The C-2 Park/Neighborhood zone runs from the east side of Park Boulevard from Leaming Avenue to Perry Street. Parking in front of businesses is permitted as well as drive-thru banks. Permitted uses would include retail, specialty food, Laundromats, churches and residential use only if it is located above a commercial use.
Mayor Pam Kaithern, who is a member of the Planning Board, described the zone as hosting businesses that would serve local residents on a year-round basis.
The C-3 Sunset/Retail zone follows Sunset Boulevard between Columbia and Atlantic avenues to the end of Perry Street. Permitted uses would include retail, specialty food, Laundromats, restaurants, professional offices and parking lots. Residential use would only be permitted on floors above commercial units.
Proposed changes in C-3 include removing single and two family dwellings as a permitted use along with gas stations and car dealers. The existing gas station would be allowed to remain as a non-conforming use.
Terenik said the goal of this district is to be a high traffic, high pedestrian, high density, zero setback zone where everyone thing is close by creating “a real vibrant downtown,” at the intersection of Broadway and Sunset Boulevard.

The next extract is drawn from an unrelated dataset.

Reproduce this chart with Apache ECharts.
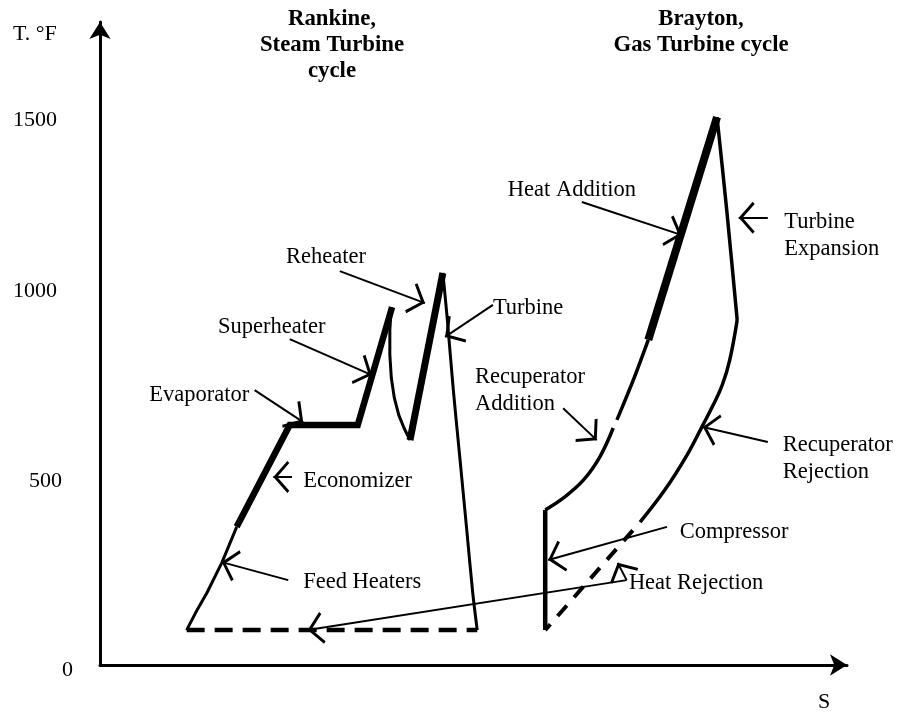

Change in bulk requirements would allow for greater density and mass to be compatible with a traditional downtown environment with zero front and side yard setbacks, a 10 foot rear setback, 80 percent lot coverage and parking only in the rear.
The C-3 zone would have “building form requirements” governing features such as storefront display windows, windows, doors, facades and roof shape.
Terenik said there would be a “rhythm to the storefronts as far as the windows of the upper floors and lower floors matching up.”
Liquor stores or restaurants will be permitted in all three commercial zones along with outdoor dining.
Kaithern said the changes in all three zones would allow a 650 square foot minimum apartment for market rate housing or as small as a 300 square foot residential unit if it were an approved affordable housing unit. She said a third story and a height of 40 feet would be allowed if 50 percent of the units in a building are designated as affordable housing.
Terenik said alternatives would be offered to on-site parking: contribution to a dedicated parking fund for the purpose of the borough buying or leasing land to create a municipal parking lot or renting an off site parking space within 500 feet of a primary pedestrian entrance to the site.
The contribution to a dedicated parking fund could be as much as $5,000 based on the price of property in the borough.
A number of old homes on Broadway that could be converted to commercial use may not be able to meet parking requirements. If a preexisting building remains the same, in the same footprint, parking requirement would be waived.
The board discussed having no parking space requirements for commercial in the C-1 zone but voted unanimously to keep commercial parking requirements in place.
Borough Commission discussed the planning board’s recommendations Jan. 28. The commission will ultimately vote on the changes.
Commissioners suggested parking requirements be waived for existing buildings in C-1 except for restaurants, which are a more intense use. Their recommendations will be referred back to the Planning Board.